In Mandeville v. NYC Health & Hospitals, No. 159748/2020, 2021 WL 2165639, 2021 N.Y. Slip Op. 31815(U) (N.Y. Sup Ct, New York County May 18, 2021), the court, inter alia, held that plaintiff sufficiently alleged age discrimination under the New York State and City Human Rights Laws.
Notably, this decision considers, and rejects, defendants’ attempt to rely on the often-cited “stray remarks” doctrine.
From the decision:
Here, defendants attempt to pigeonhole Carrington’s remarks as stray and unrelated to plaintiff’s termination. However, the alleged remark by Carrington, who undisputedly has final authority to terminate staff, that plaintiff was “getting too old for this” work, was more than a stray remark and clearly suggests that plaintiff was unable to perform his work because of his age (see Godino v Premier Salons, Ltd., 140 AD3d 1118, 1119 [2d Dept 2016] [plaintiff’s allegation, among others, that her “coworkers, managers, and supervisors frequently ridiculed and harassed her because of her age by stating that she was ‘too old’ and that she ‘should retire’ ” were sufficient to state a claim for age based discrimination under the NYSHRL]; Rollins v Fencers Club, Inc., 128 AD3d 401, 401 [1st Dept 2015] [employer’s references to plaintiff, including “ ‘(a)re you sure you’re up for this? You know you’re at that age where you … need more rest. You look tired,’ and asking whether plaintiff was ‘up for’ meetings that ‘might be too much’ for her and would ‘tire (her) out’ ” raised an inference of age-based discrimination]).

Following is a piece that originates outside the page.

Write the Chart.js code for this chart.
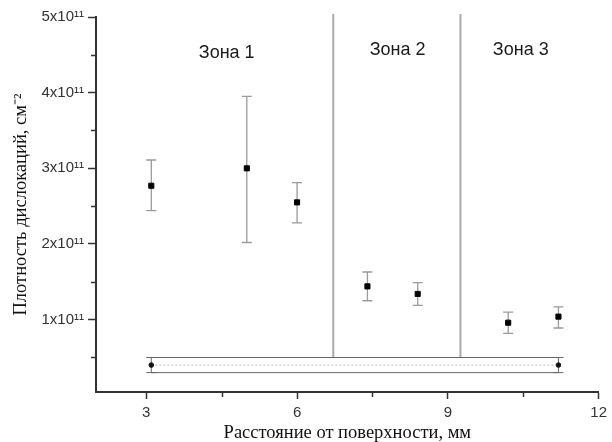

Moreover, the remaining alleged remarks concerning the replacement of the old guard and to move the company in a “younger direction,” when taken together with Carrington’s other remarks, and the allegation that plaintiff was replace by a physician twenty years his junior (see Colon v Trump Int’l Hotel & Tower, US Dist Ct, SD NY, 10 Civ 4794, Koeltl, J., 2011] [“Evidence that an employee was replaced by a substantially younger individual or an individual outside the protected class suffices to show circumstances giving rise to an inference of age discrimination”]; Hosking v Mem’l Sloan-Kettering Cancer Ctr., 186 AD3d 58, 67 [1st Dept 2020] [“The fact that plaintiff was replaced by a person nearly 30 years younger than her suffices to support an inference that her termination was motivated by age-based animus”]; Grella v St. Francis Hosp., 149 AD3d 1046, 1048 [2d Dept 2017] [“The fact that an employee was replaced by a substantially younger employee gives rise to an inference of discrimination sufficient to make a prima facie case of age discrimination”]), are sufficient to constitute evidence of discrimination (Danzer v Norden Sys., Inc., 151 F3d 50, 56 [2d Cir 1998] [“When, however (as in the instant appeal), other indicia of discrimination are properly presented, the remarks can no **4 longer be deemed ‘stray,’ and the jury has a right to conclude that they bear a more ominous significance”]).
Defendants rely on Melman v Montefiore Med. Ctr. (98 AD3d 107 [1st Dept 2012]) in support their argument that alleged remarks were limited in scope and not work related. However, the remarks at issue in Melman were, first “[s]imply positive references to ‘young’ professionals that, in the absence of other evidence of ageist bias, do not imply any sinister aspersion on older workers’ ” (id. at 125). And second, the remarks made by the defendant’s former CEO in a newspaper article profiling him just before his retirement concerning age-related health concerns were unrelated to an employment decision. As discussed above, the remarks at issue here were directed at plaintiff concerning his ability to perform his work, and thus, distinguishable from the remarks at issue in Melman.
Likewise, defendants’ reference to Mete v New York State Off. of Mental Retardation & Developmental Disabilities (21 AD3d 288, 294 [1st Dept 2005]) is also unavailing. Unlike the matter at issue, the plaintiff in Mete alleged only one comment concerning the need for “[n]ew and younger employees to take over the leadership of the agency” (id.).
Based on this, the court held that plaintiff adequately pled a claim for age-based discrimination.